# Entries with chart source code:
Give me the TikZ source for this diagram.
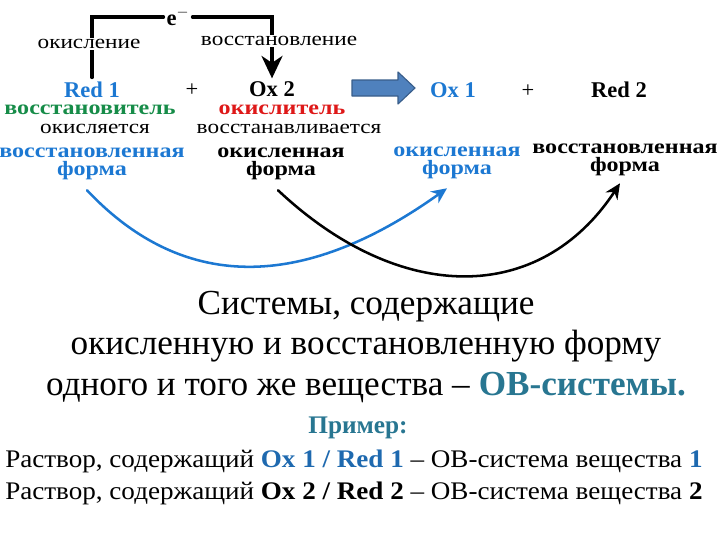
\documentclass[tikz,border=0pt]{standalone}
\usepackage{fontspec}
\setmainfont{Liberation Serif}
\newfontfamily\widecyr[FakeStretch=1.18,Ligatures=TeX]{Liberation Serif}
\newfontfamily\widerow[FakeStretch=1.07,Ligatures=TeX]{Liberation Serif}
\usetikzlibrary{arrows.meta}
\definecolor{formblue}{RGB}{28,120,210}
\definecolor{rolegreen}{RGB}{22,140,72}
\definecolor{rolered}{RGB}{222,24,24}
\definecolor{systeal}{RGB}{40,118,145}
\definecolor{pairblue}{RGB}{30,105,175}
\definecolor{bigarrow}{RGB}{79,129,189}
\definecolor{bigarrowline}{RGB}{56,93,138}

\begin{document}
\begin{tikzpicture}[x=0.025cm,y=-0.025cm,line cap=round,
  species/.style={font=\fontsize{16}{18}\selectfont\bfseries,inner sep=0pt},
  role/.style={font=\widecyr\fontsize{14.5}{16}\selectfont\bfseries,inner sep=0pt},
  verb/.style={font=\widecyr\fontsize{14}{16}\selectfont,inner sep=0pt},
  formtext/.style={align=center,font=\widecyr\fontsize{14.5}{12.8}\selectfont\bfseries,inner sep=0pt},
  onbracket/.style={font=\widecyr\fontsize{14}{16}\selectfont,fill=white,inner sep=1pt},
  bracket/.style={line width=2.2pt},
  swap/.style={line width=1.8pt,-{Stealth[length=11pt,width=10pt]}}]
\useasboundingbox (0,0) rectangle (720,540);

% left side of the reaction
\node[species,text=formblue] (red1) at (92,90) {Red 1};
\node[species,font=\fontsize{16}{18}\selectfont] (plus1) at (192,90) {+};
\node[species] (ox2) at (272,89) {Ox 2};
\node[role,text=rolegreen] (red1role) at (90,110) {восстановитель};
\node[role,text=rolered] (ox2role) at (282,110) {окислитель};
\node[verb] (red1verb) at (95,129) {окисляется};
\node[verb] (ox2verb) at (289,129) {восстанавливается};
\node[formtext,text=formblue] (red1form) at (92,164) {восстановленная\\форма};
\node[formtext] (ox2form) at (281,164) {окисленная\\форма};

% right side of the reaction
\node[species,text=formblue] (ox1) at (453,90) {Ox 1};
\node[species,font=\fontsize{16}{18}\selectfont] (plus2) at (528,91) {+};
\node[species] (red2) at (619,90) {Red 2};
\node[formtext,text=formblue] (ox1form) at (457,163) {окисленная\\форма};
\node[formtext] (red2form) at (625,160) {восстановленная\\форма};

% block arrow
\fill[bigarrow,draw=bigarrowline,line width=0.8pt,line join=round]
  (352,80) -- (398,80) -- (398,72) -- (415,88) -- (398,104) -- (398,96) -- (352,96) -- cycle;

% electron transfer
\node[species,inner sep=2pt] (e) at (178,17) {e$^{-}$};
\draw[bracket] ([yshift=3pt]red1.north) |- (e.west);
\draw[bracket,-{Stealth[length=16pt,width=15pt,inset=5pt]}] (e.east) -| ([yshift=2pt]ox2.north);
\node[onbracket] (oxid) at (89,44) {окисление};
\node[onbracket] (reduc) at (279,41) {восстановление};

% conjugated pairs
\draw[swap,formblue] ([shift={(-5,10)}]red1form.south) .. controls (200,310) and (330,272) .. ([shift={(-10,9)}]ox1form.south);
\draw[swap] ([shift={(-3,10)}]ox2form.south) .. controls (400,305) and (540,305) .. ([shift={(-5,7)}]red2form.south);

% text below
\node[align=center,font=\fontsize{25}{29}\selectfont] (systems) at (366,347)
  {Системы, содержащие\\окисленную и восстановленную форму\\одного и того же вещества – \textbf{\textcolor{systeal}{ОВ-системы.}}};
\node[font=\fontsize{18}{20}\selectfont\bfseries,text=systeal] (example) at (358,428) {Пример:};
\node[anchor=north west,align=left,inner sep=0pt,font=\widerow\fontsize{18}{22.7}\selectfont] (solutions) at (5,450)
  {Раствор, содержащий \textbf{\textcolor{pairblue}{Ox 1 / Red 1}} – ОВ-система вещества \textbf{\textcolor{pairblue}{1}}\\
   Раствор, содержащий \textbf{Ox 2 / Red 2} – ОВ-система вещества \textbf{2}};
\end{tikzpicture}
\end{document}
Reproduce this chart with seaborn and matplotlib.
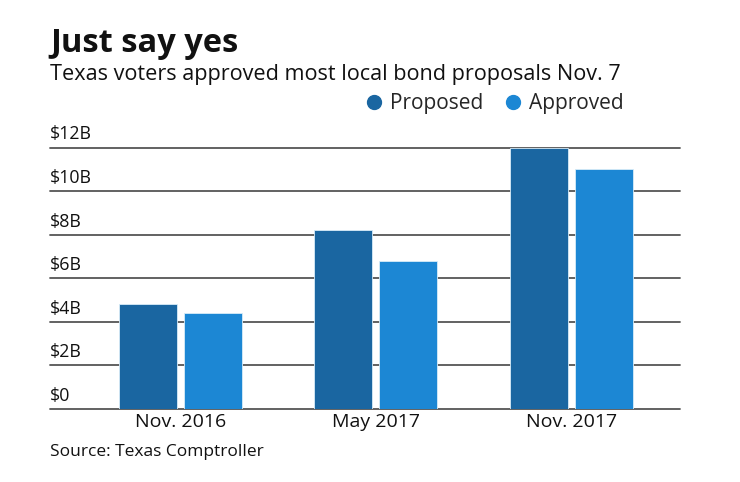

# WHAT YOU NEED TO DO:
Only the lines from the start of the entries above to the line containing "(ox2form) at (281,164)" are to be given again, exactly and with both ends included; pictures are excluded.

# TASK RESPONSE:
Give me the TikZ source for this diagram.
\documentclass[tikz,border=0pt]{standalone}
\usepackage{fontspec}
\setmainfont{Liberation Serif}
\newfontfamily\widecyr[FakeStretch=1.18,Ligatures=TeX]{Liberation Serif}
\newfontfamily\widerow[FakeStretch=1.07,Ligatures=TeX]{Liberation Serif}
\usetikzlibrary{arrows.meta}
\definecolor{formblue}{RGB}{28,120,210}
\definecolor{rolegreen}{RGB}{22,140,72}
\definecolor{rolered}{RGB}{222,24,24}
\definecolor{systeal}{RGB}{40,118,145}
\definecolor{pairblue}{RGB}{30,105,175}
\definecolor{bigarrow}{RGB}{79,129,189}
\definecolor{bigarrowline}{RGB}{56,93,138}

\begin{document}
\begin{tikzpicture}[x=0.025cm,y=-0.025cm,line cap=round,
  species/.style={font=\fontsize{16}{18}\selectfont\bfseries,inner sep=0pt},
  role/.style={font=\widecyr\fontsize{14.5}{16}\selectfont\bfseries,inner sep=0pt},
  verb/.style={font=\widecyr\fontsize{14}{16}\selectfont,inner sep=0pt},
  formtext/.style={align=center,font=\widecyr\fontsize{14.5}{12.8}\selectfont\bfseries,inner sep=0pt},
  onbracket/.style={font=\widecyr\fontsize{14}{16}\selectfont,fill=white,inner sep=1pt},
  bracket/.style={line width=2.2pt},
  swap/.style={line width=1.8pt,-{Stealth[length=11pt,width=10pt]}}]
\useasboundingbox (0,0) rectangle (720,540);

% left side of the reaction
\node[species,text=formblue] (red1) at (92,90) {Red 1};
\node[species,font=\fontsize{16}{18}\selectfont] (plus1) at (192,90) {+};
\node[species] (ox2) at (272,89) {Ox 2};
\node[role,text=rolegreen] (red1role) at (90,110) {восстановитель};
\node[role,text=rolered] (ox2role) at (282,110) {окислитель};
\node[verb] (red1verb) at (95,129) {окисляется};
\node[verb] (ox2verb) at (289,129) {восстанавливается};
\node[formtext,text=formblue] (red1form) at (92,164) {восстановленная\\форма};
\node[formtext] (ox2form) at (281,164) {окисленная\\форма};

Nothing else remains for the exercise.